So here it is then, the only team in town worth talking about. People looking at them to fail, senior management worried about a lack of return on their investment and just what is up with the Big Unit? Yep, those Yankees sure are proving puzzling. Meanwhile, what of Coldplay’s third release as they leave the early innings of their career?

It might be a convenient comparison but EMI will be hoping to shift some seriously big units of X&Y, what with the delay in its release and the fall in share price. It’s enough to make your head spin or, at least in Chris Martin’s case, to label the label’s (!) shareholders “the greatest evil of the modern world.” We’ve been here before, of course, when Oasis made a claim for world domination with their third album Be Here Now. Instead, the record was inspired by cocaine, sounded overproduced and only now are Manchester’s finest finding their feet once again. Three was not the magic number – talk about pressure.

And pressure is a constant consideration in Martin’s mind. Am I good enough? Are we worthy enough to ask the public to listen to us? This will be our best album ever. This will be our last album ever. You know the drill. And the drill with X&Y is the sound of a band becoming increasingly comfortable with themselves and the world in which they live. This time around, love and paranoia pour out of the record, with Martin effectively singing directly to Gwyneth Paltrow on “What If” (‘What if you don’t want me there by your side/What if you don’t want me there in the light’) and “Fix You” (‘Tears stream down your face/I promise you I will learn from my mistakes. and I will fix you’). The rest of us are virtual voyeurs, simply grateful to be part of the process. If anything, there’s an old fashioned sensibility to X&Y in that you could quite easily permeate 7 or 8 singles from it. “Speed Of Sound” has been and gone – though it is to “Clocks” as album opener “Square One” is to “Politik” from the last record – yet finding filler is a tough task.

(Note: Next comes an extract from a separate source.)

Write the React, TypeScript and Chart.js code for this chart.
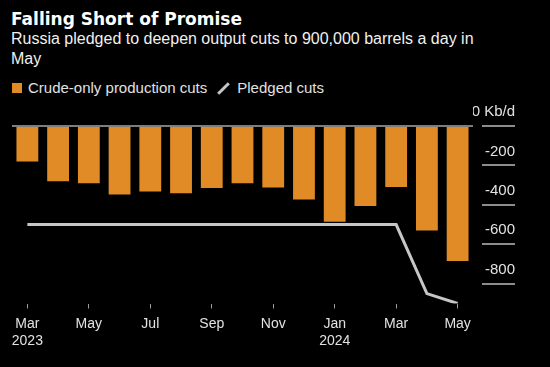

X&Y is by no means perfect. The specter of U2 looms large throughout and Martin’s turn of phrase isn’t quite what it once was. The thrill of hearing ‘shoot an apple off my head’ has been replaced by rhyming ‘balloon’ with ‘spoon’ and ‘human race’ with ‘outer space’. But these are minor quibbles for when X&Y clicks, it veritably soars and you’ll do well to see out 2005 by hearing better songs than “White Shadows,” “Swallowed In The Sea” and hidden track “Til Kingdom Come” (originally written for Johnny Cash). Whilst X&Y may be no Grand Slam, the bases most certainly are loaded. Chris Martin, it’s down to you to hit it out of the park.